Spotlight on your wedding- 3 Important Tips on Lighting and Decor
Gaurav Gupta (Founder- I Don’t Say Cheese) on what every bride and groom should know before choosing decor and lighting for their wedding.
You’ve already hired the best wedding photographer you can afford to have memories you can hold on to. But whether it’s a professional photographer or your friends with phone cameras, a little focus on light and décor will ensure every picture taken at your wedding is absolutely beautiful.
It’s all about the light!
The word photography comes from the Greek word ‘graphé’ meaning drawing and ‘photos’ meaning light; literally put together, ‘drawing with light’. An adequate light which is neither too bright nor too dull and not too harsh or too diffused is paramount for the perfect picture.
A photographer can play with apertures and decide how to use light to maximize the impact of a photograph but no matter how advanced cameras and post-production software is today, nothing can save a picture shot in a terrible light.
Too often couples and planners make the mistake of only concerning themselves with décor themes, colors or larger elements, leaving the lighting to the decorator. While we know there are zillion things to juggle while planning a wedding, we’re convinced you should be convinced about just how important a decision the lighting is and how it is necessary to be personally involved in the planning of it.
Personally, I’m of the opinion that you may forget what was on the menu at your wedding in a few years, but the photographs will be with you forever.
I urge you, please read on.
Red Green Blues
Photographers and their cameras are not fans of blue/purple/red light. Why? Well, digital cameras have a sensor that splits light into three channels: red, blue and green. The relative luminosity/ intensity of these colors are then stored digitally.
If any of these intense primary colors dominate a subject, no information is recorded in the other channels. At the processing stage, this is an editing nightmare! Even worse, if only half the subject is lit in any of these colors and the other half in different light, an ugly patch will show on the skin.

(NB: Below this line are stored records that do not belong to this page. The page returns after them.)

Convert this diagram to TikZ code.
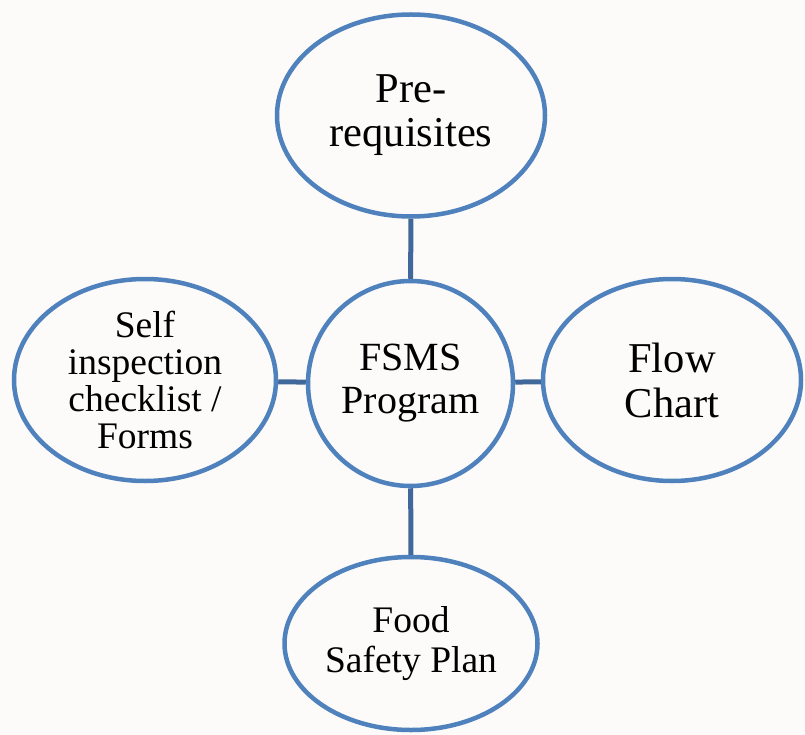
\documentclass[tikz,border=0pt]{standalone}
\usepackage{fontspec}
\setmainfont{Liberation Serif}
\usetikzlibrary{shapes.geometric}

\definecolor{ringblue}{HTML}{4F81BD}
\definecolor{linkblue}{HTML}{41689A}
\definecolor{paper}{HTML}{FCFBFA}

\tikzstyle{bubble} = [ellipse, draw=ringblue, line width=4.5pt, fill=paper, align=center, inner sep=0pt]
\tikzstyle{link} = [draw=linkblue, line width=5pt]

\begin{document}
\begin{tikzpicture}[x=1pt,y=-1pt]
            %
            % Page area and background
            \fill [paper] (0,0) rectangle (805,735);
            \useasboundingbox (0,0) rectangle (805,735);
            %
            % We start by placing the bubbles
            \node [bubble, minimum width=205pt, minimum height=205pt,
                   font=\fontsize{40}{43}\selectfont] (fsms) at (410.5,383.5) {FSMS\\Program};
            \node [bubble, minimum width=268pt, minimum height=202pt,
                   font=\fontsize{42.5}{44}\selectfont] (prereq) at (411,115.5) {Pre-\\requisites};
            \node [bubble, minimum width=258pt, minimum height=202pt,
                   font=\fontsize{42.5}{45}\selectfont] (flow) at (672,380) {Flow\\Chart};
            \node [bubble, minimum width=262pt, minimum height=202pt,
                   font=\fontsize{37.5}{37}\selectfont] (self) at (145,380) {Self\\inspection\\checklist /\\Forms};
            \node [bubble, minimum width=253pt, minimum height=173pt,
                   font=\fontsize{37.5}{40}\selectfont] (plan) at (411,643.5) {Food\\Safety Plan};
            %
            % Once the bubbles are placed, connecting them is easy.
            \draw [link] (prereq) -- (fsms);
            \draw [link] (fsms) -- (plan);
            \draw [link] (self) -- (fsms);
            \draw [link] (fsms) -- (flow);
            %
        \end{tikzpicture}
\end{document}
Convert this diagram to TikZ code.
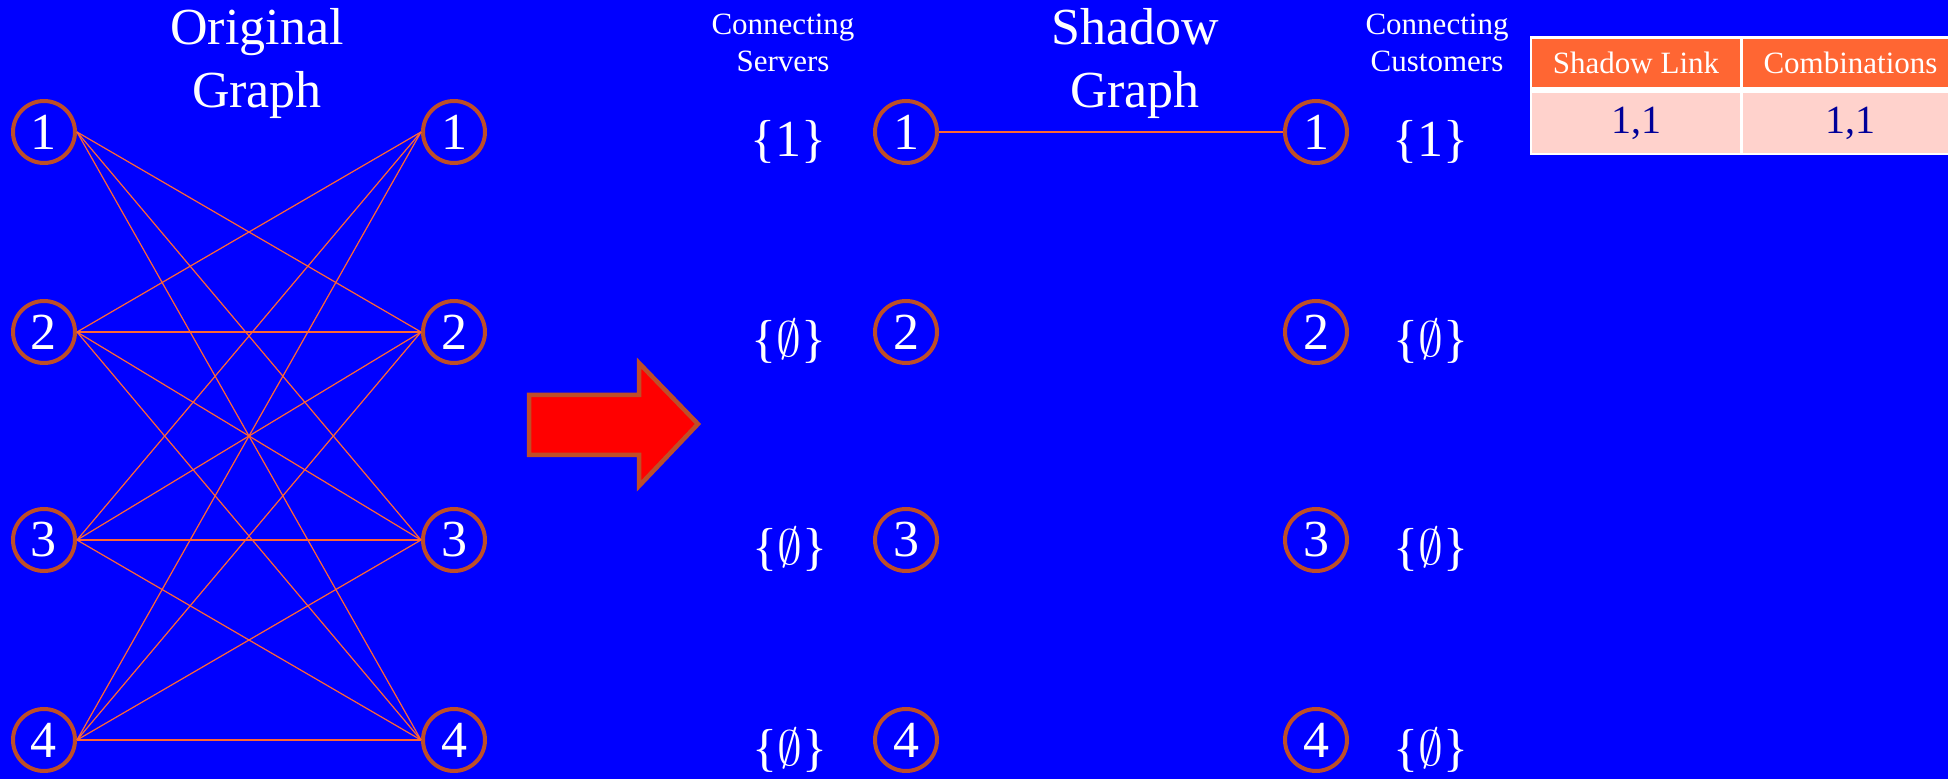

All the money you invested in make-up, that beautiful wedding dress and the décor goes down the drain!
The only way to salvage such images is by converting them to black & white. But you wouldn’t want all the wedding photos in monochrome when the wedding was so colorful. Would you?
Tip #1: Please avoid using the LED lights to give color to your decor and light the main area.
Old is Gold
The clichéd phrase here makes both literal and technical sense. Science will tell you how different elements result in light that has only a certain portion of the full spectrum. The golden warm yellow light of good old incandescent tungsten filament bulbs/small rice lights is the best. Even fluorescent yellow tube lights or power-saving CFLs don’t come close (unless you use colour-balanced ones). The incandescent tungsten filament mimics sunlight and produces a wide enough spectrum of light allows the camera to record images well.
It is also a scientific fact that warm yellow light works to elevate our sense of happiness and wellbeing. Imagine which feels more welcoming: a hall lit entirely by candles or a hall full of white/bluish fluorescent tube lights? Imagine which feels happier and more welcoming: a hall full of candles or a hall lit by white/bluish fluorescent tube lights?
Having said that, the recommendation here is to use as much real light as you can. Frills of tiny rice lights create mood, a larger trail of small bulbs will illuminate dark spaces and bigger lights can light up larger areas.
But what if you have a colored theme for your wedding? I say, use fabrics, flowers, and a bit of colored light tastefully to achieve the theme you have in mind. It will make your wedding planners and decorators work harder, yes. But, aren’t you investing money so you can remember it this way? And, photos are what you will remember this after 25 years. We, the wedding photographers will ensure that you get the best possible images.
Tip #2: Make use of warm incandescent light.
Beauty is in Simplicity
I love the exquisite magic florists and decorators are capable of. My suggestion as a wedding photographer is to keep the stage background or the mandaps as simple as possible. More often than not, the stage is reasonably small and a busy backdrop full of patterns and flowers is not easy to blur out and separate the couple from the distractions in the frame. It compromises the quality of the overall composition; imagine how weird it is if it looks like a bunch of flowers is sticking out of your hair in most of the photos or a wooden filler on stage is just behind you in every single picture.
Pay attention to the contrast of colors between your wedding dress and the backdrop. If they’re nearly the same shade or color the photos will not be as great as you expected them to be. The photographer is already on hand for the perfect composition and moment the shutter clicks. Prominent colors, contrast, separation of the subject from the background and lighting make a photo pleasing to the eye.
Tip #3: Keep the stage backdrop simple. A good distance behind you makes sure the stage backdrop color doesn’t blend with your wedding attire.